**Work to complete**
The required output is the block of lines from the line with "Generate a Python" to the line with "from bokeh.resources import INLINE", endpoints included and pictures omitted.
━━━━━━━━
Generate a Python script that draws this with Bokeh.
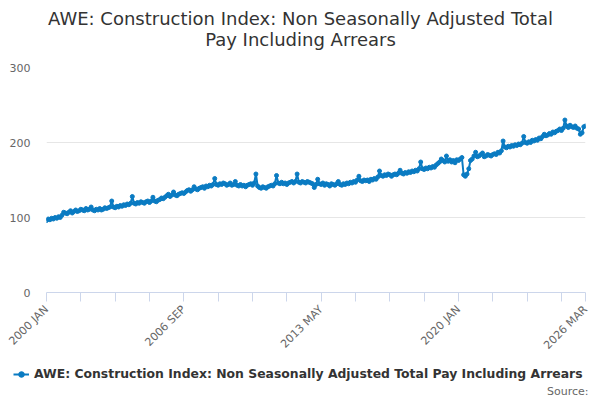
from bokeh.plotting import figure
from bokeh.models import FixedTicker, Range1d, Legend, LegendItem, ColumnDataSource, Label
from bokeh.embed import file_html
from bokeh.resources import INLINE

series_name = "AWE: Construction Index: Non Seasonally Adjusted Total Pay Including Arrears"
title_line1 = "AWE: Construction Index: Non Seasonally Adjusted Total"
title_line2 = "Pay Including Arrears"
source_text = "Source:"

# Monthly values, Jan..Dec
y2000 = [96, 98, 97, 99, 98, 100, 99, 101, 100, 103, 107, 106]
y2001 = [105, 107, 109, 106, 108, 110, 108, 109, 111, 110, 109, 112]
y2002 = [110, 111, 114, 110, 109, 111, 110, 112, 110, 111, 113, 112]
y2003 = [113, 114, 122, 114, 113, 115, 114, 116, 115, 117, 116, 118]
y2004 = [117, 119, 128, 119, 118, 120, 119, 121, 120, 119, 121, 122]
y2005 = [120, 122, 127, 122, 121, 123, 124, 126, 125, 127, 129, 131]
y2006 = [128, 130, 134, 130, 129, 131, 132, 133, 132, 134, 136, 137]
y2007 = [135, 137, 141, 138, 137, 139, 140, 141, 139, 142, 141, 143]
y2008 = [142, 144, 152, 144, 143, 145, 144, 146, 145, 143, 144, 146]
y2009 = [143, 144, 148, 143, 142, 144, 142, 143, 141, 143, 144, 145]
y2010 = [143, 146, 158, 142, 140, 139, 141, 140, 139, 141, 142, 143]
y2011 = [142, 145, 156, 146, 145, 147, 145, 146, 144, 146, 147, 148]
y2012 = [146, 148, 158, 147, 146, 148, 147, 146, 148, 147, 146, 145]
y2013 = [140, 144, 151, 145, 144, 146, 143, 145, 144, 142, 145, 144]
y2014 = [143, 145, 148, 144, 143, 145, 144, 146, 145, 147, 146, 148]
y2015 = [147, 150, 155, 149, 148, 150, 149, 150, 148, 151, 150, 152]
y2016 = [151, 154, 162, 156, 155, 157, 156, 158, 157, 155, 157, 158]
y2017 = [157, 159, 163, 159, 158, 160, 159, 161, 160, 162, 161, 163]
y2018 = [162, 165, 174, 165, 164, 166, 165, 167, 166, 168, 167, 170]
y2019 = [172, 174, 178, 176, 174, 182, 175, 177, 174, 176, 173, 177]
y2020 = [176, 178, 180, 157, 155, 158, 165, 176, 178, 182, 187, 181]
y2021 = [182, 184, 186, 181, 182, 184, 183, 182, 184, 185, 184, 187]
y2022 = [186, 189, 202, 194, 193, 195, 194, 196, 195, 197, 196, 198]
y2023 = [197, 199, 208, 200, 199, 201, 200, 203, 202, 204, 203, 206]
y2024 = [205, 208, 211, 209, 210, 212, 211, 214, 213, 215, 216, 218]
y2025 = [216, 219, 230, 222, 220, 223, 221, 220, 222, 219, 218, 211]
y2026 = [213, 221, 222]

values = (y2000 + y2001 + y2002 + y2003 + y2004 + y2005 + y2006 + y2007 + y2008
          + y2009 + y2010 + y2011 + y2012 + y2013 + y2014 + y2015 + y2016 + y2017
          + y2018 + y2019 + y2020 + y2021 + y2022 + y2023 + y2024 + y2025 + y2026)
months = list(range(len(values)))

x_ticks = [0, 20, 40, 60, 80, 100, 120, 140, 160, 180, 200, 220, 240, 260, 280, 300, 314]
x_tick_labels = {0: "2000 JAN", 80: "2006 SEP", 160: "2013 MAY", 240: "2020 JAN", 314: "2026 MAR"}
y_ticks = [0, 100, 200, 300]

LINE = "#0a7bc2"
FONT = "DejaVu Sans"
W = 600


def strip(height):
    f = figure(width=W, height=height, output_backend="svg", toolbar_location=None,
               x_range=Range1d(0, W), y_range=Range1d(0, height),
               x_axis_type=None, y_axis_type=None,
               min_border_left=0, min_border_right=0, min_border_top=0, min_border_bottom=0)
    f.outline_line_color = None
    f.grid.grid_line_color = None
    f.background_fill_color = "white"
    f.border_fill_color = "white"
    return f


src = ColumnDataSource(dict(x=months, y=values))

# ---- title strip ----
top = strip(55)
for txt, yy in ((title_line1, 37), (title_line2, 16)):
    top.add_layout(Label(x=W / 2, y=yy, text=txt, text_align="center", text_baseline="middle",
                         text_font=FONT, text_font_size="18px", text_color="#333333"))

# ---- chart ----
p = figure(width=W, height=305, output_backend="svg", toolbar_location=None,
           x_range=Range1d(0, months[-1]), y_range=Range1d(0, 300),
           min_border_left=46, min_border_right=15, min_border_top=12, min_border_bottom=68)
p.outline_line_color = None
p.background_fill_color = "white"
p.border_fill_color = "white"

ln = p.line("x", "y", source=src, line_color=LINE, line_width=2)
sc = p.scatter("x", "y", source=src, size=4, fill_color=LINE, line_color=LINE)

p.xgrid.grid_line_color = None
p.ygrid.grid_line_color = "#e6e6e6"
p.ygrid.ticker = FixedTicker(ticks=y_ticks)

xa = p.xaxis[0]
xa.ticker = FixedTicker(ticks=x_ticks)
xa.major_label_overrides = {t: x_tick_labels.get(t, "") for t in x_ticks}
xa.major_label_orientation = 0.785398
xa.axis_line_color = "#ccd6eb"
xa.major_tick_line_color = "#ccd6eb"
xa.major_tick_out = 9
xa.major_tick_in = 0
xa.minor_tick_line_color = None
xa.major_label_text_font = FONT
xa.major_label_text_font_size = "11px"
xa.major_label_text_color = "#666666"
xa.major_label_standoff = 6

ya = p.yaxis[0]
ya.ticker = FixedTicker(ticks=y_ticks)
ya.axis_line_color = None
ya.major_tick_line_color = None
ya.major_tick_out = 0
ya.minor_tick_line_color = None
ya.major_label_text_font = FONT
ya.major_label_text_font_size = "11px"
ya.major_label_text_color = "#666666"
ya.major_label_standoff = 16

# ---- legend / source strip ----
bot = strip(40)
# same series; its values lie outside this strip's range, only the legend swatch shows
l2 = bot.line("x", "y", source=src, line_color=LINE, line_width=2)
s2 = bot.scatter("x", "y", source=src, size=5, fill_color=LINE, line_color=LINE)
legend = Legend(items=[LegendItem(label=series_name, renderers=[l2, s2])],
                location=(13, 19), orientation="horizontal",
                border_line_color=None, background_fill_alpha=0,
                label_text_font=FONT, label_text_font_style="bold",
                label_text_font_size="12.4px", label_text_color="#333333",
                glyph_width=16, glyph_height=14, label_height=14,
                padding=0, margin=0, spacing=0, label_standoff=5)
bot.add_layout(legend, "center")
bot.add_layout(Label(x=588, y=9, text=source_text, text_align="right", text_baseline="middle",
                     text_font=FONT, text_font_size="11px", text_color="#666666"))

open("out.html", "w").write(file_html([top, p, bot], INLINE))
━━━━━━━━
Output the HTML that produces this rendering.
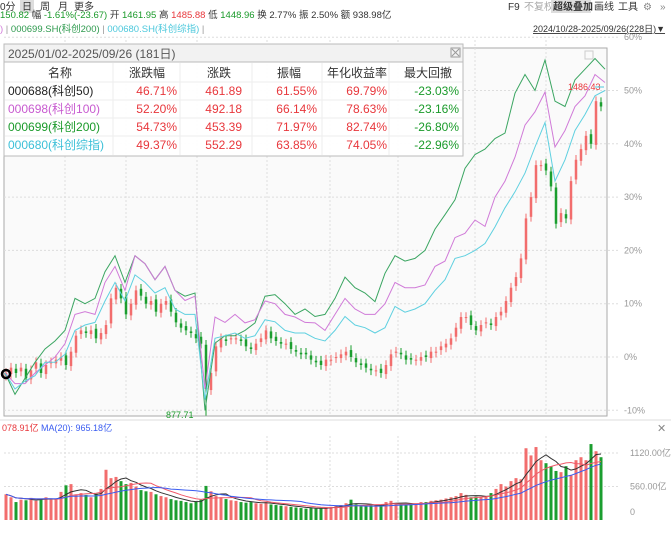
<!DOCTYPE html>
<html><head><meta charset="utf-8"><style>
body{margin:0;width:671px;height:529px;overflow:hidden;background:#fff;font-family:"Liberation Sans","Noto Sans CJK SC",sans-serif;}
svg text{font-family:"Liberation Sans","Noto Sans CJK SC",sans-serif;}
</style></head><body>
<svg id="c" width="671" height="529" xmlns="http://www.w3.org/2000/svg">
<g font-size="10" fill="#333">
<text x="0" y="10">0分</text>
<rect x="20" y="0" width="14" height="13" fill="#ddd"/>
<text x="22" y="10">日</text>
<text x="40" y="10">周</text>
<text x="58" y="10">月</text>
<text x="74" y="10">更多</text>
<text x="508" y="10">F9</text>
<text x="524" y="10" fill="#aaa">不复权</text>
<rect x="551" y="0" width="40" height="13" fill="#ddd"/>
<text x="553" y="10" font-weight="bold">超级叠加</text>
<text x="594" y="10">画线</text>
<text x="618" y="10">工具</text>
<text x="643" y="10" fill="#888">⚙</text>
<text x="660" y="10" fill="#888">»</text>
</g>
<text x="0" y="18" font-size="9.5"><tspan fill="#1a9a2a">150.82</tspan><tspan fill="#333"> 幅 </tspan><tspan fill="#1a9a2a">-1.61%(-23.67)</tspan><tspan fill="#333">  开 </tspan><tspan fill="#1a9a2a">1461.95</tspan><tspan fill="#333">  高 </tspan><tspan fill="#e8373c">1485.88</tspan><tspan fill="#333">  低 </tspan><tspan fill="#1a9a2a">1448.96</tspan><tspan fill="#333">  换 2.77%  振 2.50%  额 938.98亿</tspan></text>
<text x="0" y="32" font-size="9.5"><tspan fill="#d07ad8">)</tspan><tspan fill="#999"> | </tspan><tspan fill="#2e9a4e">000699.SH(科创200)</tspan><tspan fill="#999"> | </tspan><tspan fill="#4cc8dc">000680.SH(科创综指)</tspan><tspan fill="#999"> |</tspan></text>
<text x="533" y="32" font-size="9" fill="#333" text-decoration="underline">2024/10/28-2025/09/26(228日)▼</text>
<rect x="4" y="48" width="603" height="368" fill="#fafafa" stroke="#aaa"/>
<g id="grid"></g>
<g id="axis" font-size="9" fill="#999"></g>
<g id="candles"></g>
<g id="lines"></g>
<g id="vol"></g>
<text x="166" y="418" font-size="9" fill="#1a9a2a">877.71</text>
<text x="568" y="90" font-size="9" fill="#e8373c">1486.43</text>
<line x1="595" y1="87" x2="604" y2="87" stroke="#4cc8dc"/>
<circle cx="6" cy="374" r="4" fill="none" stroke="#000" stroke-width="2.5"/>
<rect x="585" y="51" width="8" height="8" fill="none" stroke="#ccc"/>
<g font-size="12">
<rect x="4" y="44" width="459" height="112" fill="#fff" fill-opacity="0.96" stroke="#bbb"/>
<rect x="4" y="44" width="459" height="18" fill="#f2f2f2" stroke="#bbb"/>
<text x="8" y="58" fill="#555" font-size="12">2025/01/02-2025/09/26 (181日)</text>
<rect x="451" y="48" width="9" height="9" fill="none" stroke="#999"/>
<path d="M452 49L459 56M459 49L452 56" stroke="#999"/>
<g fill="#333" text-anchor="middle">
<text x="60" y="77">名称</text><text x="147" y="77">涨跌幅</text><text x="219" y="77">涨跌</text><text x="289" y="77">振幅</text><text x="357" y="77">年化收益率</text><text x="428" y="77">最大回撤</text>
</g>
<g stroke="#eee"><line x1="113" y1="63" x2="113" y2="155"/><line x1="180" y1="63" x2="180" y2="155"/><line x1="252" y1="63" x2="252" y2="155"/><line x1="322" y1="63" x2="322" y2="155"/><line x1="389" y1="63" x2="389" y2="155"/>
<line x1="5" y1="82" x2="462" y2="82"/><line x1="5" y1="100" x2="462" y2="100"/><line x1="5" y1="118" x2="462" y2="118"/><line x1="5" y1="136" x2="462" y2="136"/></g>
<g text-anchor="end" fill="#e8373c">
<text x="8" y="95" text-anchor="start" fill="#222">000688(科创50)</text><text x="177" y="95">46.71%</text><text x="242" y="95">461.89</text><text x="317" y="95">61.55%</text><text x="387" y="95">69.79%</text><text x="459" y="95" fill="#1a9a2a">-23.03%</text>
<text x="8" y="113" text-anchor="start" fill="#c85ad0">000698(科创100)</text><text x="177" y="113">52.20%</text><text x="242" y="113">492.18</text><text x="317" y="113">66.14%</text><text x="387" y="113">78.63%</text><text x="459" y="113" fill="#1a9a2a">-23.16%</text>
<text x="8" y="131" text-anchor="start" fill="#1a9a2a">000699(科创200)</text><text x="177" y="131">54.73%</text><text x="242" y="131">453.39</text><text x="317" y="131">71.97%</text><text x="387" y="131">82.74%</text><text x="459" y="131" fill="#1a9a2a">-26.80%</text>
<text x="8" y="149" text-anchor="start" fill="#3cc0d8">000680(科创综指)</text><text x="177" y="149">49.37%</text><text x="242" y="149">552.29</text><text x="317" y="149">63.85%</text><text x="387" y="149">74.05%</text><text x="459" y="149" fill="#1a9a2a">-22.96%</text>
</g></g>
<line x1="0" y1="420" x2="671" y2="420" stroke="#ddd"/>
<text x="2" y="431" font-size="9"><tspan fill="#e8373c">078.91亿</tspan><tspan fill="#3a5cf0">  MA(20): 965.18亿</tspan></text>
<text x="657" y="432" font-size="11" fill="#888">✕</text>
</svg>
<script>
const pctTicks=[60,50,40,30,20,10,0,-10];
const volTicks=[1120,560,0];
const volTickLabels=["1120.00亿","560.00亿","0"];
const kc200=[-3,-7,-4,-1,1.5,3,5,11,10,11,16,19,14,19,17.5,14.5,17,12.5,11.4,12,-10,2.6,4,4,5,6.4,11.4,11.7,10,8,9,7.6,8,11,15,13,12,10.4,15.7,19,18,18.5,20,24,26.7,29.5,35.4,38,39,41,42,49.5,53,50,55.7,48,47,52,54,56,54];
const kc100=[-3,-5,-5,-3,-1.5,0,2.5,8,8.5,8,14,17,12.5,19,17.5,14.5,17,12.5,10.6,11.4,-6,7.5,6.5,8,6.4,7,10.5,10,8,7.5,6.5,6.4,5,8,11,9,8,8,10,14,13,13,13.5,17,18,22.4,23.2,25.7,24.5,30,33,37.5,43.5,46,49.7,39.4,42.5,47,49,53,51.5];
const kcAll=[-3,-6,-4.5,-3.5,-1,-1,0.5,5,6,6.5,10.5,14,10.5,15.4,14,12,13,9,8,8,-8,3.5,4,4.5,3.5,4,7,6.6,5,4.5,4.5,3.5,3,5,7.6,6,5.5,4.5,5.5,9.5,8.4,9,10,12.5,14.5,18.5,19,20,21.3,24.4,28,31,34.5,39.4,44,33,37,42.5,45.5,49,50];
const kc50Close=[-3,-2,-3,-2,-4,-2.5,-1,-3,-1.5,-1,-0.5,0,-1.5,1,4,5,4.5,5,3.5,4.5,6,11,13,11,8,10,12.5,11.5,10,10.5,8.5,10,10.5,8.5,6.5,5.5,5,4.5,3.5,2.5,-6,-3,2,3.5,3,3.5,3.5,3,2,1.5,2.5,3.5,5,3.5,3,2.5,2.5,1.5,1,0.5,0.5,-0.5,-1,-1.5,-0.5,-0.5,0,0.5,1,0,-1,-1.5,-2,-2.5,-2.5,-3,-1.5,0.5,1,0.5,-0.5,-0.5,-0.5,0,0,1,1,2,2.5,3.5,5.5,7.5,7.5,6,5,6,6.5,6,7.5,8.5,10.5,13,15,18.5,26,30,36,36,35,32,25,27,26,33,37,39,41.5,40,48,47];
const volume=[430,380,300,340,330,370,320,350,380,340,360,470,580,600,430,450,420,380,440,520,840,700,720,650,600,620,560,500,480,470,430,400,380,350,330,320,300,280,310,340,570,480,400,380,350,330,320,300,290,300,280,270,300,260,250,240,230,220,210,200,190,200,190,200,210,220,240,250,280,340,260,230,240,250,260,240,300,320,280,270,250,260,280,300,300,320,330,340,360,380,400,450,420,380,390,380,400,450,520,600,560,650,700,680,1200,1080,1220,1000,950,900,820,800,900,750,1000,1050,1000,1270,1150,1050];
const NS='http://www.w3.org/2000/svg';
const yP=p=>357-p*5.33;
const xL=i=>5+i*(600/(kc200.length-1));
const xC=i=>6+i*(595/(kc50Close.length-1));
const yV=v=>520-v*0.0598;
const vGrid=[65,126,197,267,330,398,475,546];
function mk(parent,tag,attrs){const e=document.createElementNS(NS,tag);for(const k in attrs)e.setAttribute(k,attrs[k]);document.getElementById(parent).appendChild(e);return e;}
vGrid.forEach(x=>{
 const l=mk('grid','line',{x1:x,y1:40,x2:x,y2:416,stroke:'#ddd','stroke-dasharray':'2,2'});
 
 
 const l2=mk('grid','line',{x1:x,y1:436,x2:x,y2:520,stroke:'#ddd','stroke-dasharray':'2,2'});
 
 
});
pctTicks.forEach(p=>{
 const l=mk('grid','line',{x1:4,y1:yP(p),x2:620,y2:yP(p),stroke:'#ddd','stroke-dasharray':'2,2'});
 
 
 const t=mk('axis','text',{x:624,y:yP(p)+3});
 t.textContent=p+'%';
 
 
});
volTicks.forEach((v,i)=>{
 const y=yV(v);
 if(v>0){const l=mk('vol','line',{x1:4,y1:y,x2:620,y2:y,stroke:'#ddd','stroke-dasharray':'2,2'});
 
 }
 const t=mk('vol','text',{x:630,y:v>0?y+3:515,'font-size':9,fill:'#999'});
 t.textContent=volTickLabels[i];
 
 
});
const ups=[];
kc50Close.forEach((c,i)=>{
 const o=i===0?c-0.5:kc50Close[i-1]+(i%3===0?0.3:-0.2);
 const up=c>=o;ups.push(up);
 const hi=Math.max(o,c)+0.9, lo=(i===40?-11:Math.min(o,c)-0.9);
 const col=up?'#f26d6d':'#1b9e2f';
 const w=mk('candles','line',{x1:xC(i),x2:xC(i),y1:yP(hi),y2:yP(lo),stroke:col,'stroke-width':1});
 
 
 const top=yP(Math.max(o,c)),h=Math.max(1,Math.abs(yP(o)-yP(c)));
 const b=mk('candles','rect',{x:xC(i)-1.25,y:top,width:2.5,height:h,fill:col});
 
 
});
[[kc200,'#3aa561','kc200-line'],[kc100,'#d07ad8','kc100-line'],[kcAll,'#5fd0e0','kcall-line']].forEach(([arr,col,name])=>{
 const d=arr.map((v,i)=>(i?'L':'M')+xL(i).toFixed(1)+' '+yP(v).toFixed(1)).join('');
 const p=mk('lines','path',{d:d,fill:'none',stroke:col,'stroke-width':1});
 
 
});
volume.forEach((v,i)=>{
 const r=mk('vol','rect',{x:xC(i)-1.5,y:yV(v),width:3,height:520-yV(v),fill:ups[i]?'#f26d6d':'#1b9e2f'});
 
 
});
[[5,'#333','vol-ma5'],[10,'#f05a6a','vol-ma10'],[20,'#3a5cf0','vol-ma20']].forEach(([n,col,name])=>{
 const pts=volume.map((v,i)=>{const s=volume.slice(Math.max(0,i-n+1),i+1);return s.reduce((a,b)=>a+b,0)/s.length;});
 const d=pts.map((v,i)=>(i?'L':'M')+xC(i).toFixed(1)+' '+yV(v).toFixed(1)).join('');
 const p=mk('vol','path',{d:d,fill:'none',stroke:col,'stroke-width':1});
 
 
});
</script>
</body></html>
━━━━━━━━
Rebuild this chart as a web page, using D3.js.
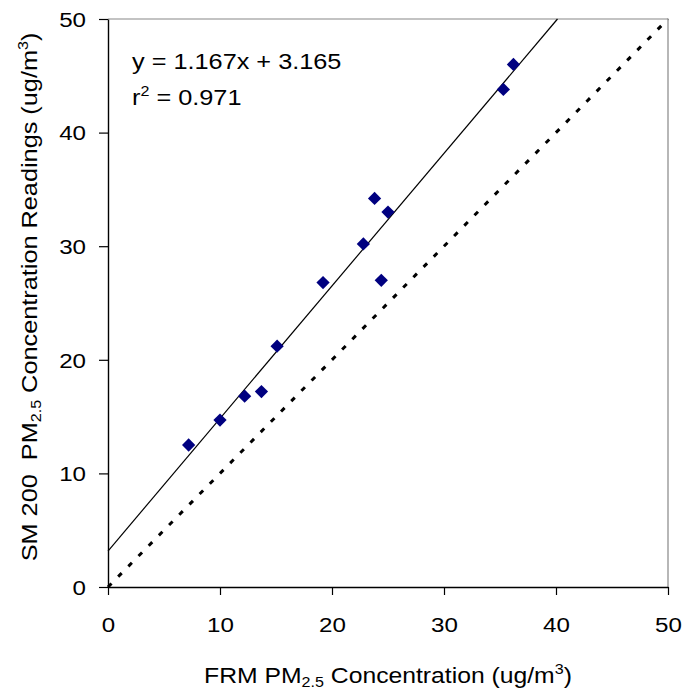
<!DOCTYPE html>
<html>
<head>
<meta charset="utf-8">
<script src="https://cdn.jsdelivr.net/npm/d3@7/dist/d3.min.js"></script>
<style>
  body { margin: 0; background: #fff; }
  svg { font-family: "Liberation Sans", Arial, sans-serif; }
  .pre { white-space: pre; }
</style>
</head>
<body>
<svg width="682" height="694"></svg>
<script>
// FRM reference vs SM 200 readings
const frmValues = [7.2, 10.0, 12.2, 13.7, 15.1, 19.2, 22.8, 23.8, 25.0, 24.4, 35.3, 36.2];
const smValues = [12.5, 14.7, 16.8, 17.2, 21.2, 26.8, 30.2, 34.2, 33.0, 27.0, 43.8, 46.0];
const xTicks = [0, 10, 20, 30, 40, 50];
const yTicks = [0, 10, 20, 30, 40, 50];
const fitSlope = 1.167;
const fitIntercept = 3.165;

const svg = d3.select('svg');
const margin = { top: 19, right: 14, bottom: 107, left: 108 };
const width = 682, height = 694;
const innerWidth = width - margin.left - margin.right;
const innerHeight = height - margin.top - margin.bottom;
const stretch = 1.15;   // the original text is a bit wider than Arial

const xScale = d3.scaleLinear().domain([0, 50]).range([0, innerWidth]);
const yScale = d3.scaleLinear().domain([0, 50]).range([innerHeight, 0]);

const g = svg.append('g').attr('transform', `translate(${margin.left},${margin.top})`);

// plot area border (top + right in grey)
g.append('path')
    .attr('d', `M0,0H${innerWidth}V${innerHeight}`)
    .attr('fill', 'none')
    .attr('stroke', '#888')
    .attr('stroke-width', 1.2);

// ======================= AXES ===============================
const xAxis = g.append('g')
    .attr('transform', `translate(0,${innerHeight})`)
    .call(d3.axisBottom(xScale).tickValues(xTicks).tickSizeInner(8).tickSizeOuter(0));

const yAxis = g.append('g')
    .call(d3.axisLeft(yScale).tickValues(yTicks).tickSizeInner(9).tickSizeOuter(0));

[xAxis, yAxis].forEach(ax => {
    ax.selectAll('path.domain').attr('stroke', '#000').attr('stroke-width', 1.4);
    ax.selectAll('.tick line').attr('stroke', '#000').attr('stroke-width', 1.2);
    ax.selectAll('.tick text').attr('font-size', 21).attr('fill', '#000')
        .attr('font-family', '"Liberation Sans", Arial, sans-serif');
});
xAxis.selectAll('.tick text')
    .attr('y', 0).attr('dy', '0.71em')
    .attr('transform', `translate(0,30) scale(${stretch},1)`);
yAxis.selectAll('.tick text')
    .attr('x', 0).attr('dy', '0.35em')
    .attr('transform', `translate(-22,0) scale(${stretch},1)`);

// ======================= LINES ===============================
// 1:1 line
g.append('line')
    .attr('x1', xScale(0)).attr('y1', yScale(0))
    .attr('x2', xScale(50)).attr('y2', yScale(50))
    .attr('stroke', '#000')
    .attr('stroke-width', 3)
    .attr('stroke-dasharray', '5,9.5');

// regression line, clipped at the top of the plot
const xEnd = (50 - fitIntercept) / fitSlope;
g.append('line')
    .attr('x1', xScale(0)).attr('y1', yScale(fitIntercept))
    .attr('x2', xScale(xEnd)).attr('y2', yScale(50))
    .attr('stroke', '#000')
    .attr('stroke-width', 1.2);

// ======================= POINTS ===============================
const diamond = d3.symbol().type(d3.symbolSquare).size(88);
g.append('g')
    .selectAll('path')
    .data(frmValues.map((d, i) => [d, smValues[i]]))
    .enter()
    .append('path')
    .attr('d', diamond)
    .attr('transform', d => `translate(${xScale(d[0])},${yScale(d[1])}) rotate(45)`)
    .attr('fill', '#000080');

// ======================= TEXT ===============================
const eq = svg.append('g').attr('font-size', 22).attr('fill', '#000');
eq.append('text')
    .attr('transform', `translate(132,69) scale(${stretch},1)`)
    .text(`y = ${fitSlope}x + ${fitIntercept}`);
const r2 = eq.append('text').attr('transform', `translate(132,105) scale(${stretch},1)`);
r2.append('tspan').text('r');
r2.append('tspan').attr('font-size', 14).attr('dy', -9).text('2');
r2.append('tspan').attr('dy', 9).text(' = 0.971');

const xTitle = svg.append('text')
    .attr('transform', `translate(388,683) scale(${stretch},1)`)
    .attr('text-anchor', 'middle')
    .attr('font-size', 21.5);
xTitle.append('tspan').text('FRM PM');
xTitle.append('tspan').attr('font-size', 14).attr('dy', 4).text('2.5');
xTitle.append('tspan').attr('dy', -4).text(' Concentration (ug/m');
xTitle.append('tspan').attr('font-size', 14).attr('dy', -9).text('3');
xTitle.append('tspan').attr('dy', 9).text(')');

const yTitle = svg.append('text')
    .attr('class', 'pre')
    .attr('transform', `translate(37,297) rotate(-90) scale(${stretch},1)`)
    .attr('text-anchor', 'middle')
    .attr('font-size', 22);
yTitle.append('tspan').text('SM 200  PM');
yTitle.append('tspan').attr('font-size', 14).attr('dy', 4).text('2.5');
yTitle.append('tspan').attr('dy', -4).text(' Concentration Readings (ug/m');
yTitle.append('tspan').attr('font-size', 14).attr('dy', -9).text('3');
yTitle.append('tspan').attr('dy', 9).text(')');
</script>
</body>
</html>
━━━━━━━━
**Solved exercise**
Generate a Python script that draws this with Bokeh.
from bokeh.plotting import figure
from bokeh.models import FixedTicker, Range1d, Legend, LegendItem, ColumnDataSource, Label
from bokeh.embed import file_html
from bokeh.resources import INLINE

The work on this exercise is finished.